In light of its tone, it’s difficult to fault the pacing. Yes, we spent an entire episode at a shopping mall. On the other hand, that episode was delightful. I will absolutely take a trip to the mall with fun characters and fan service over the finest hand-crafted generic fantasy fight scenes, which in any case the show could not afford. Plenty of heroes have faced off against greater perils, but did any of them go out for crepes?

Actually, yes: there are crepes in Trapped in a Dating Sim (episode five) and Chivalry of a Failed Knight (episode three). So, granted, the stakes could have been higher — the adventure and the comedy more balanced — but it’s okay that they weren’t, because those series already exist, and I don’t expect a balance of flavours when I order an all-icing cake. Isekai Cheat Skill went overboard, but at least it fell off on the warm and charming side. I have tried to rewatch episodes without smiling, and I fail every time.

(For the record, I fail as soon as Kaede, the redhead, enters the frame in the opening credits. Watch episode five; gaze into those enormous vermilion eyes: you can really tell when both of Kaede’s brain cells are operating at maximum capacity.)

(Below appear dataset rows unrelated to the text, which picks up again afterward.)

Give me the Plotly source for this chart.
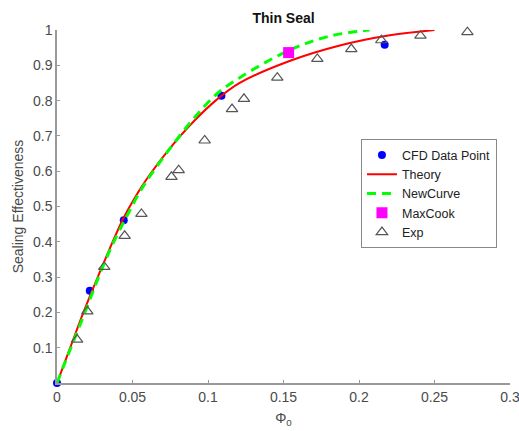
import plotly.graph_objects as go

# Data
cfd_x = [0.0, 0.0217, 0.0442, 0.1089, 0.217]
cfd_y = [0.0, 0.261, 0.461, 0.814, 0.958]

theory_x = [0.0, 0.009, 0.0175, 0.0265, 0.0439, 0.0537, 0.0614, 0.0746, 0.0903, 0.1056, 0.121, 0.154, 0.1873, 0.2204, 0.25]
theory_y = [0.0, 0.103, 0.2, 0.295, 0.466, 0.540, 0.590, 0.664, 0.740, 0.802, 0.850, 0.912, 0.956, 0.985, 1.0]

newcurve_x = [0.0, 0.0092, 0.0185, 0.0275, 0.0365, 0.0459, 0.0548, 0.0614, 0.0746, 0.0903, 0.1056, 0.121, 0.154, 0.18, 0.207]
newcurve_y = [0.0, 0.1, 0.2, 0.3, 0.39, 0.47, 0.541, 0.585, 0.663, 0.748, 0.818, 0.865, 0.943, 0.982, 1.0]

maxcook_x = [0.1534]
maxcook_y = [0.936]

exp_x = [0.0133, 0.0201, 0.0313, 0.0448, 0.0559, 0.0758, 0.0806, 0.0978, 0.1159, 0.1238,
         0.1459, 0.1724, 0.1949, 0.2148, 0.2407, 0.2718]
exp_y = [0.123, 0.203, 0.329, 0.417, 0.479, 0.584, 0.603, 0.687, 0.776, 0.805,
         0.865, 0.918, 0.946, 0.971, 0.984, 0.994]

x_ticks = [0, 0.05, 0.1, 0.15, 0.2, 0.25, 0.3]
x_tick_text = ["0", "0.05", "0.1", "0.15", "0.2", "0.25", "0.3"]
y_ticks = [0.1, 0.2, 0.3, 0.4, 0.5, 0.6, 0.7, 0.8, 0.9, 1.0]
y_tick_text = ["0.1", "0.2", "0.3", "0.4", "0.5", "0.6", "0.7", "0.8", "0.9", "1"]

FONT = "Arial, Liberation Sans, sans-serif"
AX = "#4a4a4a"

fig = go.Figure()
fig.add_trace(go.Scatter(x=cfd_x, y=cfd_y, mode="markers", name="CFD Data Point",
                         marker=dict(symbol="circle", size=8, color="#0000ff"),
                         cliponaxis=False))
fig.add_trace(go.Scatter(x=theory_x, y=theory_y, mode="lines", name="Theory",
                         line=dict(color="#ff0000", width=2, shape="spline", smoothing=1.0)))
fig.add_trace(go.Scatter(x=newcurve_x, y=newcurve_y, mode="lines", name="NewCurve",
                         line=dict(color="#00ff00", width=3, dash="9px,6px", shape="spline", smoothing=1.0)))
fig.add_trace(go.Scatter(x=maxcook_x, y=maxcook_y, mode="markers", name="MaxCook",
                         marker=dict(symbol="square", size=11, color="#ff00ff")))
fig.add_trace(go.Scatter(x=exp_x, y=exp_y, mode="markers", name="Exp",
                         marker=dict(symbol="triangle-up-open", size=10, color="#555555",
                                     line=dict(width=1.2, color="#555555")),
                         cliponaxis=False))

fig.update_layout(
    width=519, height=431,
    margin=dict(l=57, r=9, t=30, b=48),
    plot_bgcolor="white", paper_bgcolor="white",
    font=dict(family=FONT, size=14, color=AX),
    title=dict(text="<b>Thin Seal</b>", x=0.5463, xanchor="center", y=0.958, yanchor="middle",
               font=dict(family=FONT, size=14, color="#111111")),
    showlegend=True,
    legend=dict(x=0.671, y=0.69, xanchor="left", yanchor="top",
                bgcolor="white", bordercolor="#888888", borderwidth=1,
                font=dict(family=FONT, size=12.5, color="#222222"),
                tracegroupgap=0, itemwidth=30),
)
fig.update_xaxes(range=[0, 0.3], tickvals=x_ticks, ticktext=x_tick_text, automargin=False,
                 ticklabeloverflow="allow",
                 showgrid=False, zeroline=False, showline=True, linecolor="#999999", linewidth=1.5,
                 ticks="inside", ticklen=3, tickcolor="#999999",
                 tickfont=dict(family=FONT, size=14, color=AX),
                 title=dict(text="Φ<sub>0</sub>", font=dict(family=FONT, size=14, color=AX), standoff=10))
fig.update_yaxes(range=[0, 1], tickvals=y_ticks, ticktext=y_tick_text, automargin=False,
                 ticklabeloverflow="allow",
                 showgrid=False, zeroline=False, showline=True, linecolor="#999999", linewidth=1.5,
                 ticks="inside", ticklen=3, tickcolor="#999999",
                 tickfont=dict(family=FONT, size=14, color=AX),
                 title=dict(text="Sealing Effectiveness", font=dict(family=FONT, size=14, color=AX), standoff=6))

fig.write_html("out.html")
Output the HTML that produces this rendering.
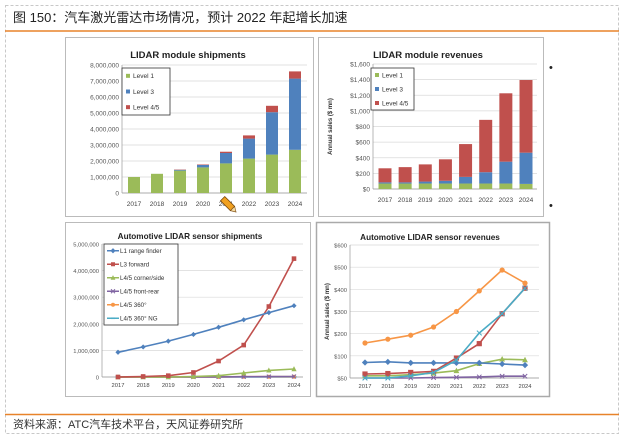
<!DOCTYPE html>
<html><head><meta charset="utf-8"><style>
html,body{margin:0;padding:0;background:#fff;}
svg{display:block;font-family:"Liberation Sans","Noto Sans CJK SC",sans-serif;}
</style></head><body>
<svg id="s" width="620" height="439" viewBox="0 0 620 439" xmlns="http://www.w3.org/2000/svg">
<rect x="5.5" y="5.5" width="613" height="428" fill="#fff" stroke="#c8c8c8" stroke-dasharray="3,2"/>
<text x="13" y="22" font-size="13" fill="#222" font-family="'Liberation Sans','Noto Sans CJK SC',sans-serif">图 150：汽车激光雷达市场情况，预计 2022 年起增长加速</text>
<line x1="5" y1="31" x2="619" y2="31" stroke="#e8832a" stroke-width="1.5"/>
<line x1="5" y1="414.5" x2="619" y2="414.5" stroke="#e8832a" stroke-width="1.5"/>
<text x="13" y="428" font-size="11" fill="#333">资料来源：ATC汽车技术平台，天风证券研究所</text>
<text x="549" y="71" font-size="11" fill="#222">•</text>
<text x="549" y="209" font-size="11" fill="#222">•</text>
<rect x="65.5" y="37.5" width="248" height="179" fill="#fff" stroke="#bbb"/>
<rect x="318.5" y="37.5" width="225" height="179" fill="#fff" stroke="#bbb"/>
<rect x="65.5" y="222.5" width="245" height="174" fill="#fff" stroke="#bbb"/>
<rect x="316.5" y="222.5" width="233" height="174" fill="#fff" stroke="#aaa" stroke-width="1.5"/>
<g id="c1"></g><g id="c2"></g><g id="c3"></g><g id="c4"></g>
<g transform="translate(229,205) rotate(-45)">
<rect x="-3" y="-9" width="6" height="14" fill="#f0a020" stroke="#7a4a10" stroke-width="0.8"/>
<polygon points="-3,5 3,5 0,10" fill="#f5d9a0" stroke="#7a4a10" stroke-width="0.6"/>
</g>
</svg>
<script>
const years = ["2017","2018","2019","2020","2021","2022","2023","2024"];
// Chart 1: module shipments (units)
const shipL1 = [1000000,1200000,1400000,1600000,1850000,2150000,2400000,2700000];
const shipL3 = [0,0,50000,150000,650000,1250000,2650000,4450000];
const shipL45 = [0,0,20000,30000,80000,200000,400000,450000];
const shipTicks = ["0","1,000,000","2,000,000","3,000,000","4,000,000","5,000,000","6,000,000","7,000,000","8,000,000"];
// Chart 2: module revenues ($mn)
const revL1 = [70,70,70,70,70,70,70,65];
const revL3 = [15,15,25,35,85,145,280,400];
const revL45 = [180,195,220,275,420,670,875,930];
const revTicks = ["$0","$200","$400","$600","$800","$1,000","$1,200","$1,400","$1,600"];
// Chart 3: sensor shipments
const sL1 = [930000,1130000,1350000,1600000,1870000,2150000,2420000,2680000];
const sL3 = [0,20000,50000,170000,600000,1200000,2650000,4450000];
const sCorner = [0,0,0,20000,50000,150000,250000,300000];
const sFront = [0,0,0,0,5000,10000,15000,20000];
const s360 = [0,0,0,0,5000,10000,10000,10000];
const s360NG = [0,0,0,0,0,5000,5000,5000];
const sTicks = ["0","1,000,000","2,000,000","3,000,000","4,000,000","5,000,000"];
// Chart 4: sensor revenues
const rL1 = [70,73,68,68,68,68,63,58];
const rL3 = [18,20,25,30,90,155,290,405];
const rCorner = [10,10,15,22,33,65,85,82];
const rFront = [0,0,0,2,3,5,8,8];
const r360 = [158,175,193,230,300,393,487,428];
const rNG = [0,0,10,25,80,203,290,405];
const rTicks = ["$50","$100","$200","$300","$400","$500","$600"];
const rTickVals = [0,100,200,300,400,500,600];

const NS="http://www.w3.org/2000/svg";
const GREEN="#9bbb59",BLUE="#4f81bd",RED="#c0504d",PURPLE="#8064a2",ORANGE="#f79646",TEAL="#4bacc6";
function mk(p,tag,at){const e=document.createElementNS(NS,tag);for(const k in at)e.setAttribute(k,at[k]);p.appendChild(e);return e;}
function txt(p,x,y,s,size,anchor,extra){const t=mk(p,"text",Object.assign({x:x,y:y,"font-size":size,"text-anchor":anchor||"start",fill:"#333"},extra||{}));t.textContent=s;return t;}

function axes(g,o){
  const ys=v=>o.y0-(v-o.vmin)/(o.vmax-o.vmin)*(o.y0-o.y1);
  const xs=i=>o.xa+(i)*(o.xb-o.xa)/(years.length-1);
  o.tickVals.forEach((v,i)=>{
    const gl=mk(g,"line",{x1:o.axL,x2:o.axR,y1:ys(v),y2:ys(v),stroke:"#d9d9d9","stroke-width":0.7});
    
    
    const t=txt(g,o.axL-3,ys(v)+2.5,o.ticks[i],o.tfs||6.5,"end",{fill:"#555"});
    
    
  });
  mk(g,"line",{x1:o.axL,x2:o.axL,y1:o.y0,y2:o.y1,stroke:"#999","stroke-width":0.7});
  mk(g,"line",{x1:o.axL,x2:o.axR,y1:o.y0,y2:o.y0,stroke:"#999","stroke-width":0.8});
  years.forEach((y,i)=>{
    const t=txt(g,xs(i),o.y0+(o.xlo||11),y,o.xfs||6.5,"middle",{fill:"#444"});
    
    
  });
  const tt=txt(g,o.tx,o.ty,o.title,o.titfs||9.5,"middle",{"font-weight":"bold",fill:"#222"});
  
  
  if(o.ytitle){const yt=txt(g,0,0,o.ytitle,6,"middle",{"font-weight":"bold",fill:"#333",transform:`translate(${o.ytx},${(o.y0+o.y1)/2}) rotate(-90)`});
    
    }
  return {ys,xs};
}
function stacked(g,sc,series,colors,names,w){
  years.forEach((y,i)=>{
    let base=0;
    series.forEach((s,k)=>{
      const v=s[i]; if(v<=0)return;
      const r=mk(g,"rect",{x:sc.xs(i)-w/2,y:sc.ys(base+v),width:w,height:sc.ys(base)-sc.ys(base+v),fill:colors[k]});
      
      
      base+=v;
    });
  });
}
function legendBox(g,x,y,w,h,labels,colors,lineStyle,markers){
  const b=mk(g,"rect",{x:x,y:y,width:w,height:h,fill:"#fff",stroke:"#333","stroke-width":0.8});
  
  
  const step=h/labels.length;
  labels.forEach((l,i)=>{
    const cy=y+step*(i+0.5);
    const e=mk(g,"g",{});
    
    
    if(lineStyle){mk(e,"line",{x1:x+3,x2:x+15,y1:cy,y2:cy,stroke:colors[i],"stroke-width":1.5});marker(e,x+9,cy,markers[i],colors[i],2);
      txt(e,x+16,cy+2.3,l,6.2,"start",{fill:"#333"});}
    else{mk(e,"rect",{x:x+4,y:cy-2,width:4,height:4,fill:colors[i]});txt(e,x+11,cy+2.3,l,6.5,"start",{fill:"#333"});}
  });
}
function marker(g,x,y,type,c,s){
  if(type==="d")mk(g,"polygon",{points:`${x},${y-s*1.3} ${x+s*1.3},${y} ${x},${y+s*1.3} ${x-s*1.3},${y}`,fill:c});
  else if(type==="s")mk(g,"rect",{x:x-s,y:y-s,width:2*s,height:2*s,fill:c});
  else if(type==="t")mk(g,"polygon",{points:`${x},${y-s*1.3} ${x+s*1.2},${y+s} ${x-s*1.2},${y+s}`,fill:c});
  else if(type==="x"){mk(g,"path",{d:`M${x-s},${y-s}L${x+s},${y+s}M${x-s},${y+s}L${x+s},${y-s}`,stroke:c,"stroke-width":1});}
  else if(type==="c")mk(g,"circle",{cx:x,cy:y,r:s,fill:c});
  else if(type==="-")mk(g,"rect",{x:x-s,y:y-0.8,width:2*s,height:1.6,fill:c});
}
function lineSeries(g,sc,data,color,type,name,ms){
  const d=data.map((v,i)=>(i?"L":"M")+sc.xs(i).toFixed(1)+","+sc.ys(v).toFixed(1)).join("");
  const p=mk(g,"path",{d:d,fill:"none",stroke:color,"stroke-width":1.6});
  
  
  data.forEach((v,i)=>marker(g,sc.xs(i),sc.ys(v),type,color,ms));
}

// Chart 1
{const g=document.getElementById("c1");
 const sc=axes(g,{vmin:0,vmax:8000000,y0:193,y1:65,xa:134,xb:295,axL:122,axR:307,tickVals:shipTicks.map((_,i)=>i*1000000),ticks:shipTicks,title:"LIDAR module shipments",tx:188,ty:58,xlo:13});
 stacked(g,sc,[shipL1,shipL3,shipL45],[GREEN,BLUE,RED],["level1","level3","level45"],12);
 legendBox(g,122,68,48,47,["Level 1","Level 3","Level 4/5"],[GREEN,BLUE,RED]);}
// Chart 2
{const g=document.getElementById("c2");
 const sc=axes(g,{vmin:0,vmax:1600,y0:189,y1:64,xa:385,xb:526,axL:373,axR:537,tickVals:revTicks.map((_,i)=>i*200),ticks:revTicks,title:"LIDAR module revenues",tx:428,ty:58,ytitle:"Annual sales ($ mn)",ytx:332,xlo:13});
 stacked(g,sc,[revL1,revL3,revL45],[GREEN,BLUE,RED],["level1","level3","level45"],13);
 legendBox(g,371,68,43,42,["Level 1","Level 3","Level 4/5"],[GREEN,BLUE,RED]);}
// Chart 3
{const g=document.getElementById("c3");
 const sc=axes(g,{vmin:0,vmax:5000000,y0:377,y1:244,xa:118,xb:294,axL:102,axR:303,tickVals:sTicks.map((_,i)=>i*1000000),ticks:sTicks,title:"Automotive LIDAR sensor shipments",tx:190,ty:239,titfs:8.2,tfs:5.8,xfs:5.8,xlo:10});
 lineSeries(g,sc,s360NG,TEAL,"-","l45-360-ng",2.5);
 lineSeries(g,sc,s360,ORANGE,"c","l45-360",2);
 lineSeries(g,sc,sFront,PURPLE,"x","l45-front-rear",2);
 lineSeries(g,sc,sCorner,GREEN,"t","l45-corner-side",2.2);
 lineSeries(g,sc,sL3,RED,"s","l3-forward",2.3);
 lineSeries(g,sc,sL1,BLUE,"d","l1-range-finder",2);
 legendBox(g,104,244,74,81,["L1 range finder","L3 forward","L4/5 corner/side","L4/5 front-rear","L4/5 360°","L4/5 360° NG"],[BLUE,RED,GREEN,PURPLE,ORANGE,TEAL],true,["d","s","t","x","c","-"]);}
// Chart 4
{const g=document.getElementById("c4");
 const sc=axes(g,{vmin:0,vmax:600,y0:378,y1:245,xa:365,xb:525,axL:350,axR:539,tickVals:rTickVals,ticks:rTicks,title:"Automotive LIDAR sensor revenues",tx:430,ty:240,titfs:8.2,tfs:5.8,xfs:5.8,xlo:10,ytitle:"Annual sales ($ mn)",ytx:329});
 lineSeries(g,sc,rFront,PURPLE,"x","l45-front-rear",2.2);
 lineSeries(g,sc,rCorner,GREEN,"t","l45-corner-side",2.4);
 lineSeries(g,sc,rL1,BLUE,"d","l1-range-finder",2.4);
 lineSeries(g,sc,rL3,RED,"s","l3-forward",2.6);
 lineSeries(g,sc,rNG,TEAL,"x","l45-360-ng",2.4);
 lineSeries(g,sc,r360,ORANGE,"c","l45-360",2.6);}
</script>
</body></html>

With a good-natured hero and a pleasing eagerness to let good things happen to him, Isekai Cheat Skill consistently achieves a kind of easygoing joyfulness that shows with bigger budgets and more reputable pedigrees have struggled to deliver even once. In an age of irony, it’s Candide minus the irony: every episode is a beach episode, every girl is the best girl, and all is for the best in the best of all possible fantasy worlds.